There are artistic problems in Under the Volcano. Browsing in Lowry’s letters, I see that he believed that works of art should strive for unity; he often goes so far as to invoke Aristotle in his justifications of his novel. Under the Volcano, though, never quite comes together. It treats a phenomenological account of alcoholism in Mexico as an existential allegory for the collapse of humane values when power overwhelms intellect and morality. Not to boil Lowry’s various modernist stew down to a simplistic moral, but I take this exclamation of the Consul’s to the humanitarian Hugh as the novel’s thematic core:

“And you say first, Spaniard exploits Indian, then, when he had children, he exploited the halfbreed, then the pure-blooded Mexican Spaniard, the criollo, then the mestizo exploits everybody, foreigners, Indians, and all.  Then the Germans and Americans exploited him: now the final chapter, the exploitation of everybody by everybody else—”

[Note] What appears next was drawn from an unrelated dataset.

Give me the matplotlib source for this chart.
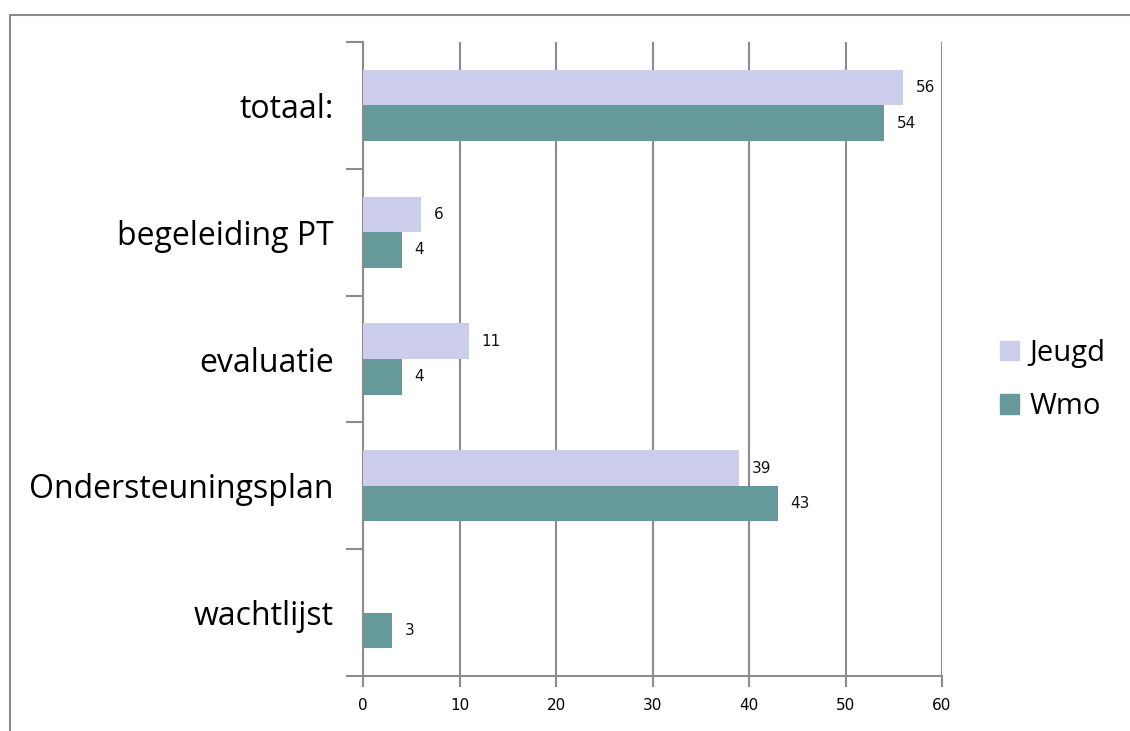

But is alcoholism really a persuasive vehicle for this tenor? I am reminded of critiques of the contemporary so-called neuronovels, which motivate their characters through mental disorders with physiological causes. As Marco Roth observes, if everybody sometimes feels as if they have Capgras Syndrome, then why should the novelist speak of Capgras Syndrome at all, given that everybody does not have it? So too with Lowry’s uneasy mix of autobiography and mythico-historical allegory: alcoholism may be tyrannical, but it seems too contingent to figure oppression in general. And the novel is aware of this flaw in its design, since one of the secondary characters, a filmmaker, complains thusly, in basically Aristotelian mode, to the Consul:

“Even the suffering you do endure is largely unnecessary.  Actually spurious.  It lacks the very basis you require of it for its tragic nature.  You deceive yourself.”

But the grandeur of this novel’s conclusion overcomes all its flaws. Lowry, who has borrowed a mythic method from Eliot, has also gotten drunk on the torrid long-sentence intensities of Conrad and Faulkner, the allusive wordplay of Joyce:

Old De Quincey: the knocking on the gate in Macbeth.  Knock knock: who’s there?  Cat.  Cat who?  Catastrophe.  Catastrophe who?  Catastrophysicist.  What, is it you, my little popo-cat?  Just wait an eternity till Jacques and I have finished murdering sleep!  Katabasis to cat abysses.  Cathartes atratus….

Katabasis is the key term there, and this novel qualifies. It is another 20th-century attempt to wrench long-form prose out of its fixation upon middle-class middle-mindedness, not because it advocates for something else, but very simply because most of the world and most of history is made of something else.

Read it for its landscapes, and for its long arguments between nihilism and humanism. It settles for nihilism at the level of plot—it has the bitterest last sentence in novelistic history, outdoing Madame Bovary and even the aforementioned Nineteen Eighty-Four—but before arriving at that impasse it places a ragged clue in its labyrinth:

“Ne se puede vivir sin amar,” they would say, which would explain everything, and he repeated this aloud.